A DIOCESE in the south of England has agreed a settlement with Dr Julie Macfarlane, the Canadian law professor who was abused as a teenager by a C of E priest.
In the settlement, Dr Macfarlane has agreed to accept £40,000 damages, and a further £40,000 to cover her legal costs.
Dr Macfarlane wrote about her ordeal in this paper three months ago (Comment, 11 December), eliciting an official church apology: “There are no words which can accurately reflect the extent of shame and regret that we felt on reading her account. We pay tribute to the depth of her bravery and courage in retelling the story, and offer our unreserved apology, not only for what happened but what she’s had to endure since.”

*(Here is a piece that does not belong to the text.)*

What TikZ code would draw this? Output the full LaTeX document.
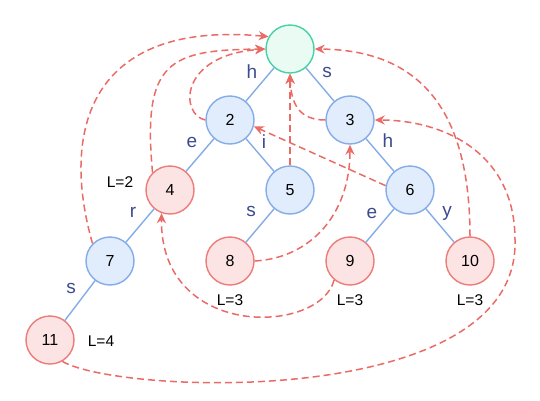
\documentclass[tikz,border=0pt]{standalone}
\usepackage{fontspec}
\setmainfont{Liberation Sans}
\usetikzlibrary{arrows.meta}
\definecolor{bluefill}{HTML}{E1ECFC}
\definecolor{blueline}{HTML}{83ACE8}
\definecolor{redfill}{HTML}{FDE4E4}
\definecolor{redline}{HTML}{EC7C78}
\definecolor{rootfill}{HTML}{EAFBF4}
\definecolor{rootline}{HTML}{44D3A2}
\definecolor{failred}{HTML}{EA6B66}
\definecolor{chrblue}{HTML}{3C4B8E}
\begin{document}
\begin{tikzpicture}[x=1pt,y=-1pt, line join=round, line cap=round,
    trie/.style={circle,draw=blueline,fill=bluefill,line width=1.4pt,minimum size=48pt,inner sep=0pt,font=\fontsize{16}{16}\selectfont},
    hit/.style={trie,draw=redline,fill=redfill},
    rootnode/.style={trie,draw=rootline,fill=rootfill},
    edge/.style={draw=blueline,line width=1.4pt},
    fail/.style={draw=failred,line width=1.5pt,line cap=butt,dash pattern=on 7pt off 4pt,-{Stealth[length=10pt,width=9pt]}},
    chr/.style={text=chrblue,font=\fontsize{19}{19}\selectfont},
    len/.style={font=\fontsize{15.5}{15.5}\selectfont}]
    \useasboundingbox (0,0) rectangle (540,400);
    % trie nodes
    \node[rootnode] (root) at (290,49) {};
    \node[trie] (n2) at (230,120) {2};
    \node[trie] (n3) at (350,120) {3};
    \node[hit] (n4) at (170,190) {4};
    \node[trie] (n5) at (290,190) {5};
    \node[trie] (n6) at (410,190) {6};
    \node[trie] (n7) at (110,261) {7};
    \node[hit] (n8) at (230,261) {8};
    \node[hit] (n9) at (350,261) {9};
    \node[hit] (n10) at (470,261) {10};
    \node[hit] (n11) at (50,340) {11};
    \foreach \a/\b in {root/n2,root/n3,n2/n4,n2/n5,n3/n6,n4/n7,n5/n8,n6/n9,n6/n10,n7/n11}
        \draw[edge] (\a) -- (\b);
    % characters on the edges
    \foreach \x/\y/\t [count=\i] in {252/72/h,327/72/s,192/142/e,264/142/i,133/212/r,251/211/s,388/141/h,372/213/e,447/213/y,71/288/s}
        \node[chr] (chr\i) at (\x,\y) {\t};
    % pattern lengths
    \node[len] (len4) at (120,182) {L=2};
    \node[len] (len8) at (230,300) {L=3};
    \node[len] (len9) at (350,300) {L=3};
    \node[len] (len10) at (470,300) {L=3};
    \node[len] (len11) at (101,341) {L=4};
    % failure links
    \draw[fail] (n7.135) .. controls (60,130) and (90,20) .. (root.150);
    \draw[fail] (n4.135) .. controls (142,60) and (170,50) .. (root.west);
    \draw[fail] (n2.west) .. controls (180,115) and (178,55) .. (root.west);
    \draw[fail] (n5) -- (root);
    \draw[fail] (n3.west) .. controls (300,120) and (291,105) .. (root.south);
    \draw[fail] (n6.170) -- (n2.-15);
    \draw[fail] (n8.east) .. controls (310,258) and (350,215) .. (n3.south);
    \draw[fail] (n9.230) .. controls (320,335) and (160,340) .. (n4.250);
    \draw[fail] (n10.north) .. controls (470,110) and (420,50) .. (root.east);
    \draw[fail] (n11.-60) .. controls (120,395) and (520,410) .. (515,240) .. controls (515,150) and (440,120) .. (n3.east);
\end{tikzpicture}
\end{document}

The apology refers in part to the struggle that Dr Macfarlane had with the diocese’s insurers, the Ecclesiastical Insurance Group (EIG), and its lawyers. In her article, she quoted a letter from the Archbishop of Canterbury’s solicitors: “You will be aware of the constraints under which we in the profession have to work in dealing with these miserable matters. The scope for personal and sensitive engagement is very limited.”
Her experience mirrored that of “Joe”, when the Church abandoned any freedom of movement or duty of care as soon as a financial claim was made and the insurers moved in.
Dr Macfarlane wrote: “The problem is that the Church appears to have signed away all responsibility for relations with survivors when it agreed to the terms of its insurance policy.”
As with Joe, the financial settlement has not been Dr Macfarlane’s priority. A key part of the agreement is a “protocol-review meeting” with interested parties “to agree a protocol for the handling of claims for damages made by victims and survivors of abuse against a body within the Church of England”.
The meeting is to take place before 30 April, and “all endeavours” will be made to ensure that the protocol is in place before 30 June.
An Ecclesiastical spokesperson said: “We commend Dr Macfarlane’s strength and courage, and welcome the opportunity to meet with her, to discuss the process of handling claims made by victims and survivors of abuse, and to learn from her own experience.”